Data for this task
┌──

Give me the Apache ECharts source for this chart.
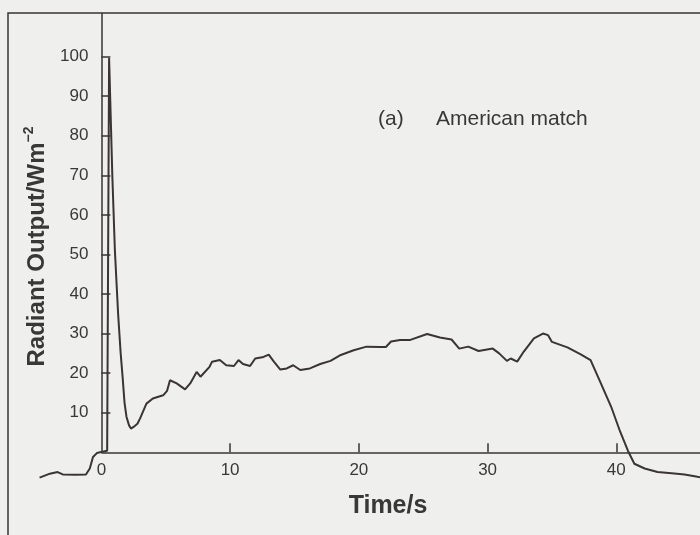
<!DOCTYPE html>
<html>
<head>
<meta charset="UTF-8">
<title>Radiant output - American match</title>
<script src="https://cdn.jsdelivr.net/npm/echarts@6/dist/echarts.min.js"></script>
<style>
	body{margin:0;background:#efefed;}
	#main{width:700px;height:535px;}
</style>
</head>
<body>
<div id="main"></div>
<script type="text/javascript">
	// values (time in s, output in W m-2)
	var time = [-4.8, -4.4, -4.0, -3.4, -3.0, -2.0, -1.2, -0.9, -0.65, -0.35, -0.1, 0.45, 0.6, 0.68, 0.85, 1.05, 1.3, 1.5, 1.65, 1.8,
		1.95, 2.15, 2.3, 2.5, 2.65, 2.8, 3.0, 3.5, 4.0, 4.8, 5.1, 5.33, 5.85, 6.5, 6.9, 7.4, 7.7, 8.4, 8.6, 9.2,
		9.7, 10.3, 10.65, 11.0, 11.55, 11.95, 12.6, 13.0, 13.4, 13.9, 14.4, 14.9, 15.45, 16.2, 17.0, 17.8, 18.6, 19.6, 20.6, 21.7,
		22.1, 22.5, 23.2, 24.0, 25.3, 26.3, 27.2, 27.8, 28.5, 29.3, 30.4, 30.9, 31.5, 31.8, 32.3, 32.8, 33.6, 34.3, 34.7, 35.0,
		36.2, 37.2, 38.0, 38.8, 39.6, 40.3, 40.9, 41.4, 42.2, 43.2, 44.3, 45.3, 46.3, 46.5];
	var output = [-6.4, -5.9, -5.4, -5.0, -5.6, -5.7, -5.6, -4.1, -1.2, -0.2, 0, 0.4, 99.6, 99.4, 70, 51, 35, 25, 19, 12.5,
		9, 6.8, 6.0, 6.4, 6.8, 7.2, 8.5, 12.3, 13.6, 14.4, 15.5, 18.2, 17.4, 15.9, 17.4, 20.3, 19.1, 21.6, 22.9, 23.3,
		22.0, 21.8, 23.3, 22.3, 21.8, 23.7, 24.1, 24.7, 22.9, 20.9, 21.2, 22.0, 20.8, 21.2, 22.3, 23.1, 24.6, 25.8, 26.7, 26.6,
		26.6, 28.0, 28.4, 28.4, 29.9, 29.0, 28.5, 26.2, 26.7, 25.6, 26.2, 25.0, 23.1, 23.7, 22.9, 25.4, 28.8, 30.0, 29.6, 27.9,
		26.5, 24.8, 23.3, 17.4, 11.5, 5.2, 0.4, -2.9, -4.1, -5.0, -5.3, -5.6, -6.2, -6.3];
	var xLabels = [0, 10, 20, 30, 40];
	var xTicks = [10, 20, 30, 40];
	var yTicks = [10, 20, 30, 40, 50, 60, 70, 80, 90, 100];

	var ink = '#3a3434';
	var font = "'Liberation Sans', Arial, Helvetica, sans-serif";

	var points = [];
	for (var i = 0; i < time.length; i++) {
		points.push([time[i], output[i]]);
	}

	var myChart = echarts.init(document.getElementById('main'));
	var option = {
		backgroundColor: '#efefed',
		animation: false,
		textStyle: {fontFamily: font, color: '#383838'},
		title: [
			{text: '(a)', left: 373, top: 104, textStyle: {fontFamily: font, fontSize: 21, fontWeight: 'normal', color: '#383838'}},
			{text: 'American match', left: 431, top: 104, textStyle: {fontFamily: font, fontSize: 21, fontWeight: 'normal', color: '#383838'}}
		],
		graphic: [{
			type: 'polyline',
			shape: {points: [[8, 535], [8, 13], [700, 13]]},
			style: {stroke: ink, lineWidth: 1.5, fill: null},
			silent: true
		}],
		grid: {left: 37, right: 0, top: 13, bottom: 55, containLabel: false, outerBoundsMode: 'none'},
		xAxis: {
			type: 'value',
			min: -5,
			max: 46.5,
			// shift the axis up to the zero line of y
			offset: -27.7,
			name: 'Time/s',
			nameLocation: 'middle',
			nameGap: 41,
			nameTextStyle: {fontFamily: font, fontSize: 25, fontWeight: 'bold', color: '#383838', padding: [0, 0, 0, 39]},
			axisLine: {show: false, onZero: false},
			axisTick: {show: true, inside: true, length: 9, customValues: xTicks, lineStyle: {color: ink, width: 1.5}},
			axisLabel: {customValues: xLabels, margin: 10, fontSize: 17, color: '#383838', fontFamily: font},
			splitLine: {show: false}
		},
		yAxis: {
			type: 'value',
			min: -7,
			max: 111,
			// shift the axis right to the zero line of x
			offset: -64.4,
			name: '{a|Radiant Output/Wm}{b|−2}',
			nameLocation: 'middle',
			nameRotate: 90,
			nameGap: 49,
			nameTextStyle: {
				rich: {
					a: {fontFamily: font, fontSize: 24, fontWeight: 'bold', color: '#383838', lineHeight: 30},
					b: {fontFamily: font, fontSize: 14, fontWeight: 'bold', color: '#383838', verticalAlign: 'top', lineHeight: 15}
				}
			},
			axisLine: {show: false, onZero: false},
			axisTick: {show: true, inside: true, length: 9, customValues: yTicks, lineStyle: {color: ink, width: 1.5}},
			axisLabel: {customValues: yTicks, margin: 13, fontSize: 17, color: '#383838', fontFamily: font},
			splitLine: {show: false}
		},
		series: [{
			type: 'line',
			data: points,
			showSymbol: false,
			symbol: 'none',
			lineStyle: {color: ink, width: 2},
			markLine: {
				silent: true,
				symbol: 'none',
				label: {show: false},
				lineStyle: {color: ink, width: 1.5, type: 'solid'},
				data: [
					[{coord: [0, 0]}, {coord: [46.5, 0]}],
					[{coord: [0, 0]}, {coord: [0, 111]}]
				]
			}
		}]
	};
	myChart.setOption(option);
</script>
</body>
</html>
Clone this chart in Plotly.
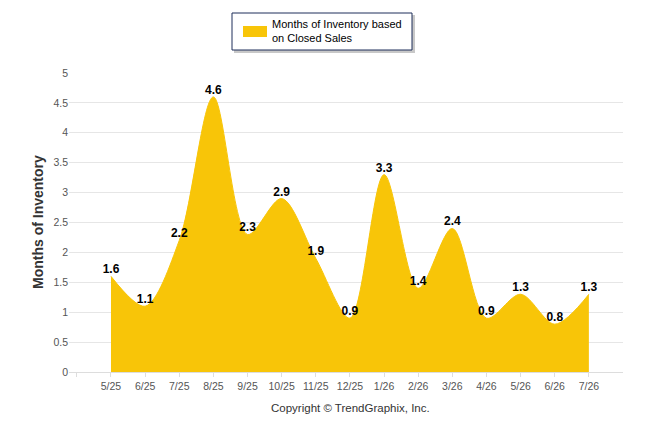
"""Months of Inventory area chart (TrendGraphix style)."""

import plotly.graph_objects as go

months = ["5/25", "6/25", "7/25", "8/25", "9/25", "10/25", "11/25", "12/25",
          "1/26", "2/26", "3/26", "4/26", "5/26", "6/26", "7/26"]
inventory = [1.6, 1.1, 2.2, 4.6, 2.3, 2.9, 1.9, 0.9, 3.3, 1.4, 2.4, 0.9, 1.3, 0.8, 1.3]
y_ticks = [0, 0.5, 1, 1.5, 2, 2.5, 3, 3.5, 4, 4.5, 5]
legend_label = "Months of Inventory based<br>on Closed Sales"

FILL = "#F8C508"
W, H = 646, 434
L, R, T, B = 69, 23, 73, 62
PW, PH = W - L - R, H - T - B
idx = list(range(len(months)))


def px(x):
    return (x - L) / PW


def py(y):
    return (H - B - y) / PH


fig = go.Figure()

# 面积图 + 数据标签
fig.add_trace(
    go.Scatter(
        x=idx,
        y=inventory,
        mode="lines+text",
        line=dict(shape="spline", smoothing=0.9, color=FILL, width=1),
        fill="tozeroy",
        fillcolor=FILL,
        text=[f"{v:g}" for v in inventory],
        textposition="top center",
        textfont=dict(family="Liberation Sans, Arial", size=12, color="#000000"),
        texttemplate="<b>%{text}</b>",
        name=legend_label,
        hoverinfo="x+y",
        showlegend=False,
    )
)

# 手绘图例：阴影、边框、色块
shapes = [
    dict(type="rect", xref="paper", yref="paper",
         x0=px(234), x1=px(415), y0=py(53), y1=py(15),
         fillcolor="#9a9a9a", line=dict(width=0), opacity=0.55),
    dict(type="rect", xref="paper", yref="paper",
         x0=px(232), x1=px(412), y0=py(50), y1=py(13),
         fillcolor="white", line=dict(color="#1f2f5a", width=1)),
    dict(type="rect", xref="paper", yref="paper",
         x0=px(243), x1=px(267), y0=py(37), y1=py(26),
         fillcolor=FILL, line=dict(width=0)),
]

fig.update_layout(
    width=W,
    height=H,
    margin=dict(l=L, r=R, t=T, b=B),
    paper_bgcolor="white",
    plot_bgcolor="white",
    font=dict(family="Liberation Sans, Arial", color="#333333"),
    showlegend=False,
    shapes=shapes,
    annotations=[
        dict(text=legend_label, xref="paper", yref="paper",
             x=px(270), y=py(31), xanchor="left", yanchor="middle", align="left",
             showarrow=False, font=dict(size=11, color="#000000")),
        dict(text="<b>Months of Inventory</b>", xref="paper", yref="paper",
             x=px(38), y=py(222), xanchor="center", yanchor="middle", textangle=-90,
             showarrow=False, font=dict(size=14, color="#333333")),
        dict(text="Copyright © TrendGraphix, Inc.", xref="paper", yref="paper",
             x=px(350), y=py(408), xanchor="center", yanchor="middle",
             showarrow=False, font=dict(size=11.5, color="#333333")),
    ],
)

fig.update_xaxes(
    range=[-1.23, 15.0],
    tickvals=[-1] + idx,
    ticktext=[""] + months,
    ticks="outside",
    ticklen=4,
    tickcolor="#dddddd",
    showline=True,
    linecolor="#dddddd",
    showgrid=False,
    zeroline=False,
    tickfont=dict(size=10.5, color="#555555"),
)
fig.update_yaxes(
    range=[0, 5],
    tickvals=y_ticks,
    ticktext=[f"{v:g}" for v in y_ticks],
    gridcolor="#e6e6e6",
    zeroline=False,
    tickfont=dict(size=10.5, color="#555555"),
)

fig.write_html(
    "out.html",
    config={"displayModeBar": False},
    post_script="document.body.style.margin='0';",
)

└──

Restate word for word the part that opens with the line containing "Clone this chart in Plotly." and closes with the line containing "import plotly.graph_objects as go", both ends included, and nothing else. Omit any images.

Right answer
Clone this chart in Plotly.
"""Months of Inventory area chart (TrendGraphix style)."""

import plotly.graph_objects as go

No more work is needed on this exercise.